Saoirse Ronan, as the murder victim and narrator (Susie Salmon), turns in a performance that captures teenage naivety and hope, while Stanley Tucci just about overcomes the paedophile stereotyping to be a sinister presence. While the film lacks the intensity of the book, which played off the innocence of the girl against the despairing aftermath of the murder, it engages through a relentless energy, as the themes of grief and survival are played out through police procedure, family drama and, of course, the cod-Freudian splendour of the eternal realm.
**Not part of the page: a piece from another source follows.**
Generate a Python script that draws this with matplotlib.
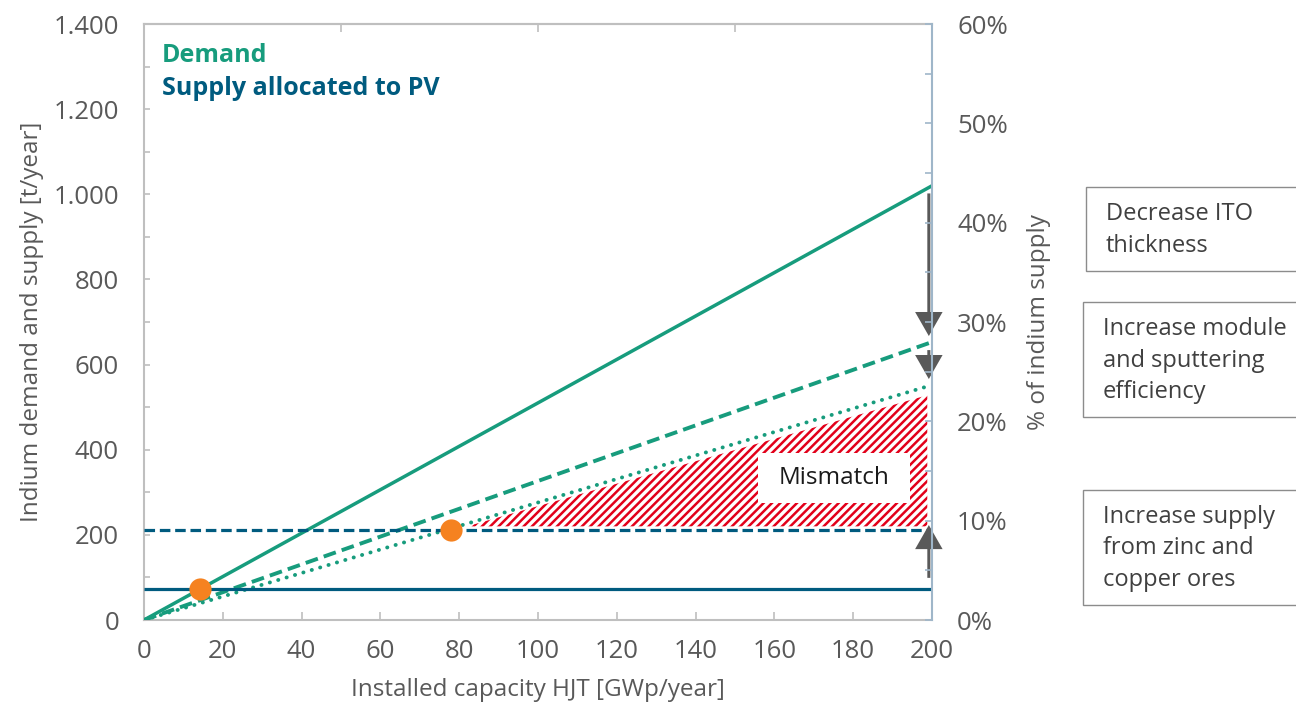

The film creates an unnecessary tension between ‘The In-Between’ of Susie Salmon’s afterlife and the horrific nature of her rape and murder. Jackson has avoided the nastier aspects of her death, leaving the real world narrative limp: if Mark Wahlberg and Rachel Weisz never quite capture the depth of parental grief, or the marital turmoil of the book, it is part of the film’s refusal to engage fully with the brutality. And Salmon’s afterlife – referred to as purgatory in many reviews, but feeling more like a drift through the subconscious – is a visual treat lacking any metaphysical bite. Both gritty realism and supernatural meditations are, sadly, without meaning.
By placing Salmon in a ghostly world, the film never attempts to answer the big questions about the continued existence of the soul, turning her into a sort of poltergeist who seeks justice in tiny ways: while she seems to have reached some degree of acceptance, the spiritual realm offers little sustenance to her bereaved parents. It is a kind of generic afterlife, owing more to Jungian archetypes and Freudian symbolism than any religious tradition. In this, it offers an afterlife that is firmly rooted in life’s experience, rather than something unique or timeless.
The elegant paradox of ‘lovely bones’ is not explored – there is little redemption to be found on earth, and death leads to a spectacular but amoral realm. That the film is sentimental – and easily watchable – is a betrayal of the serious subject matter, even if it is superficially a bright, engaging adult story.